An investigation into the significance of celebration in Black preaching

Moeketsi, Isaac Tseko January 1994 (has links)
The Christian faith in God is undergirded by the good news of God's intervention in human life. This intervention of God is good news because the sin of humankind has resulted in alienation with God as well as rendering humankind incapable of restoring fellowship with God. This good news of God's intervention in human affairs through the act of His son Jesus Christ is the centre of Christian kerygma. One outstanding feature of this proclamation is celebration. Salvation offered and given to ailing humankind is cause for celebration for God has paved the way for reconciliation. In Black preaching this note of celebration is remarkably achieved in the extravagant use of figures of speech and imagery drawn from traditional African religiosity, for the African human life in whatever state and condition is cause for celebration.
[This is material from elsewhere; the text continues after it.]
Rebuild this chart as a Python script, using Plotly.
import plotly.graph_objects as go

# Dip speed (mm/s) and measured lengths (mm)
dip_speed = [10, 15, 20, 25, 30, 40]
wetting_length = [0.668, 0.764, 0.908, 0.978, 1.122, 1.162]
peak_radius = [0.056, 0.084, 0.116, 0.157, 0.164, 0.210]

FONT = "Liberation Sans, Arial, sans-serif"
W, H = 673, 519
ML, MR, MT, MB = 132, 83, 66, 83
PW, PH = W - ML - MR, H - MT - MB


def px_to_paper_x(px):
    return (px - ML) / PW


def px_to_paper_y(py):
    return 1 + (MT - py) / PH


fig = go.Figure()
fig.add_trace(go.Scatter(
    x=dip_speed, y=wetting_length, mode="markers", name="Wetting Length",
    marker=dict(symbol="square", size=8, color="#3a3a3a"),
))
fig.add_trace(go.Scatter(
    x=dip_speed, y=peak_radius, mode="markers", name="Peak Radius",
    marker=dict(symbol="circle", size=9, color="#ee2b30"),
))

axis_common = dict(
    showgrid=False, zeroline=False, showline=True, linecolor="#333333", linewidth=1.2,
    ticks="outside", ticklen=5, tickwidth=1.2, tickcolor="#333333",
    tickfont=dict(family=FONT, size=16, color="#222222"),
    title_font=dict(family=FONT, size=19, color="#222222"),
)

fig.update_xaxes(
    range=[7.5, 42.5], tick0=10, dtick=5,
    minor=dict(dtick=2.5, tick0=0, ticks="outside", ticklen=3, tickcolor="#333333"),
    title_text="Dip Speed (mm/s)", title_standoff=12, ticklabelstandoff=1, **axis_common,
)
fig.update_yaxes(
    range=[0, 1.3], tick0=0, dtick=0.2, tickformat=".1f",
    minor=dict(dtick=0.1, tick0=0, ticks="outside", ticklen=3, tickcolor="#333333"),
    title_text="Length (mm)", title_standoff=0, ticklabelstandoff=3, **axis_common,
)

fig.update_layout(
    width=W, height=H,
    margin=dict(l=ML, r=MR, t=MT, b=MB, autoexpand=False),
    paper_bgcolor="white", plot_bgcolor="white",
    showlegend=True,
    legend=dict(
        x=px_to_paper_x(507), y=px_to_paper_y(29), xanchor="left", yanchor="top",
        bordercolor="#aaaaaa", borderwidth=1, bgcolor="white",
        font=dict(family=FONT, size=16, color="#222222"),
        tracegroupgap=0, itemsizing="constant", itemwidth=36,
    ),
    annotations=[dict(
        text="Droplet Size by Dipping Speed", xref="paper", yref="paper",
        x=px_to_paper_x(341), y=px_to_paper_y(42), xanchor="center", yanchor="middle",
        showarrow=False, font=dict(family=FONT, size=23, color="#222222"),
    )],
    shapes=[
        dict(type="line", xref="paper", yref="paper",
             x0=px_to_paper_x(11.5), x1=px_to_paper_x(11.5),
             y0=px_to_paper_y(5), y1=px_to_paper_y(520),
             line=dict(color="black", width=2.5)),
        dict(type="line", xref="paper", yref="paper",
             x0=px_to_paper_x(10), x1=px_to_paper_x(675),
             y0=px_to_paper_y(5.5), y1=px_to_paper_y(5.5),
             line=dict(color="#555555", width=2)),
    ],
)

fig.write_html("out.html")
The African responds to life at all levels of encounter with celebration. In sorrow and joy, in sad moments and moments of delight, in want and in plenty, the voice of the African will always rise up in spontaneous acts of celebration. In normal human conversation the use of the African idiom and allegory drawn from their cultural worldview creates unique style. In the use of these the African past is expressly drawn into the present to emphasize the belief in life as a gift from God, a gift to be acknowledged and celebrated. Therefore living through all sorts and conditions of life sharpens the deep feeling and expression of this celebration. The song, praise and dance for the African therefore flows from this spiritual engagement with God in life. The biblical message and the daily experience of life is for the African preacher a stage from which the human drama with God is understood. The nature of God is seen in relation to God's encounter with sinful humankind. God's mercy and grace inspires humans to live their life in confident trust in God. The vicissitudes of life for the African have no dampening effect for life rather they sharpen the awareness of God's surpassing mercy and sustaining steadfastness upon his creatures. Thus in similar vein with the African moroki, the Black preacher calls and inspires his/her audience to celebrate, to engage with life in perfect African celebration.